Maine voted resoundingly on Tuesday to pass Question 1, which would cap unlimited contributions to certain political committees but may be unconstitutional.
The yes side had 73.6 percent of votes to 26.4 for the no side when the Bangor Daily News and its national partner, Decision Desk HQ, called the race at 4:55 a.m. Wednesday.
Question 1 would reshape Maine’s political system by only allowing individuals and other entities to donate $5,000 per year to committees that make so-called independent expenditures for or against candidates for office. These contributions are unlimited under Maine and federal law, while there are stricter limits on direct donations to campaigns.
The referendum is the brainchild of Harvard Law School professor Lawrence Lessig, whose Equal Citizens nonprofit largely underwrote the Maine campaign by financing a $1 million signature drive. It pitched the idea as a narrowly crafted way to overturn the U.S. Supreme Court’s landmark 2010 decision to strike down limits on corporate political efforts.
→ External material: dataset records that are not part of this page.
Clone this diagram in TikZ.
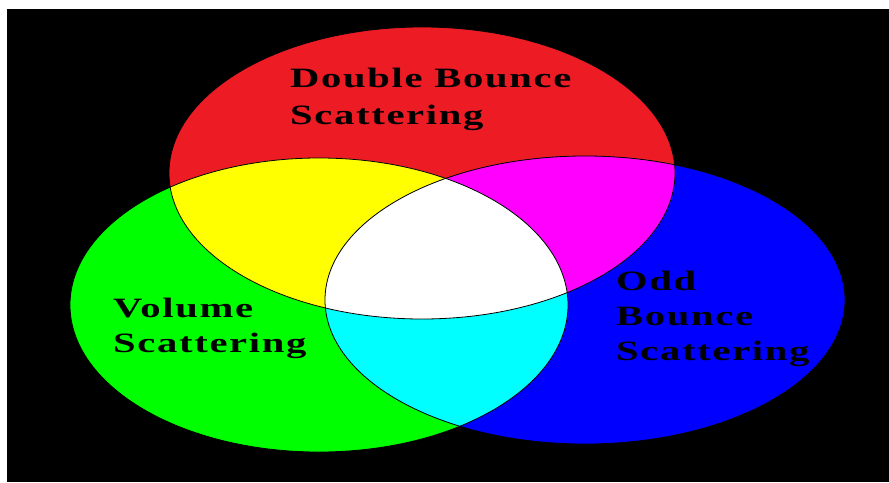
\documentclass[tikz,border=0pt]{standalone}
\usepackage{fontspec}
\usepackage{tikz}
\newfontfamily\venntext{Liberation Serif}[FakeStretch=1.45,LetterSpace=6]
\definecolor{vennRed}{HTML}{ED1C24}
\definecolor{vennGreen}{HTML}{00FF00}
\definecolor{vennBlue}{HTML}{0000FF}
\definecolor{vennYellow}{HTML}{FFFF00}
\definecolor{vennMagenta}{HTML}{FF00FF}
\definecolor{vennCyan}{HTML}{00FFFF}

% ellipse outlines
\newcommand\doubleset{(422,173) ellipse [x radius=253, y radius=146]}
\newcommand\volumeset{(319,305) ellipse [x radius=249, y radius=147]}
\newcommand\oddset{(585,300) ellipse [x radius=260, y radius=144]}

\begin{document}
\begin{tikzpicture}[
  x=1pt, y=-1pt,
  setlabel/.style={
    anchor=north west, inner sep=0pt, align=left, text=black,
    font=\venntext\bfseries\fontsize{28}{35}\selectfont,
  },
  setline/.style={draw=black, line width=0.8pt},
]

% canvas
\useasboundingbox (0,0) rectangle (889,482);
\fill[white] (0,0) rectangle (889,482);
\fill[black] (7,9) rectangle (889,482);

% single sets
\fill[vennRed] \doubleset;
\fill[vennGreen] \volumeset;
\fill[vennBlue] \oddset;

% pairwise overlaps
\begin{scope}
  \clip \doubleset;
  \fill[vennYellow] \volumeset;
\end{scope}
\begin{scope}
  \clip \doubleset;
  \fill[vennMagenta] \oddset;
\end{scope}
\begin{scope}
  \clip \volumeset;
  \fill[vennCyan] \oddset;
\end{scope}

% triple overlap
\begin{scope}
  \clip \doubleset;
  \clip \volumeset;
  \fill[white] \oddset;
\end{scope}

% borders
\draw[setline] \doubleset;
\draw[setline] \volumeset;
\draw[setline] \oddset;

% labels
\node[setlabel] (double) at (290,68) {Double Bounce\\[2pt]Scattering};
\node[setlabel] (volume) at (113,298) {Volume\\Scattering};
\node[setlabel] (odd) at (616,271) {Odd\\Bounce\\Scattering};

\end{tikzpicture}
\end{document}
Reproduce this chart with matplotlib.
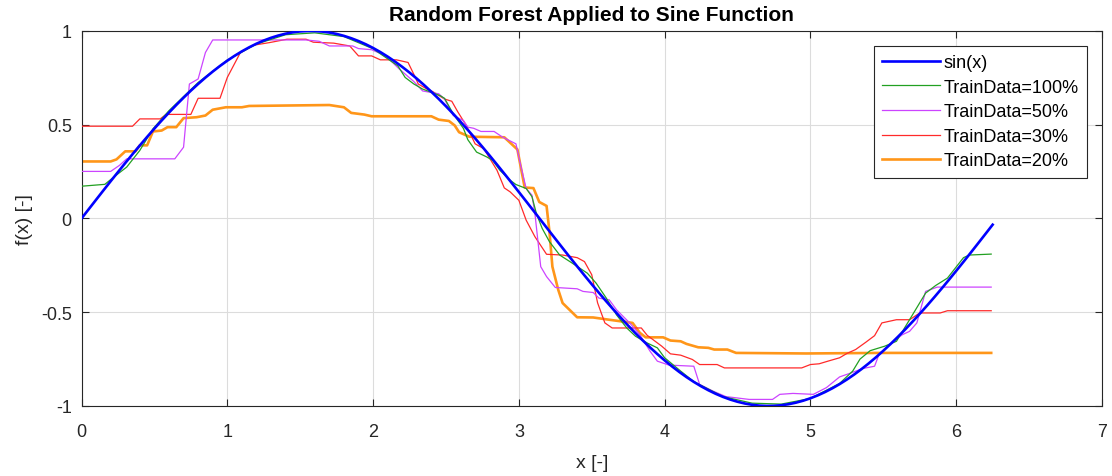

In the decade afterward, non-party outside groups spent $4.5 billion on U.S. elections compared with just $750 million over the prior two decades, according to OpenSecrets. This trend has filtered down to local politics in Maine, where the $5.4 million spent by outside groups to influence the 2024 legislative races exceeds the $5 million spent by all campaigns combined.
Yet Question 1 looks likely to face legal roadblocks. The Massachusetts attorney general declined to put the question on the ballot there in 2022, arguing it was unconstitutional. Other Maine referendums have been deemed illegal by courts after passage, including one three years ago that aimed to block a hydropower corridor through western Maine.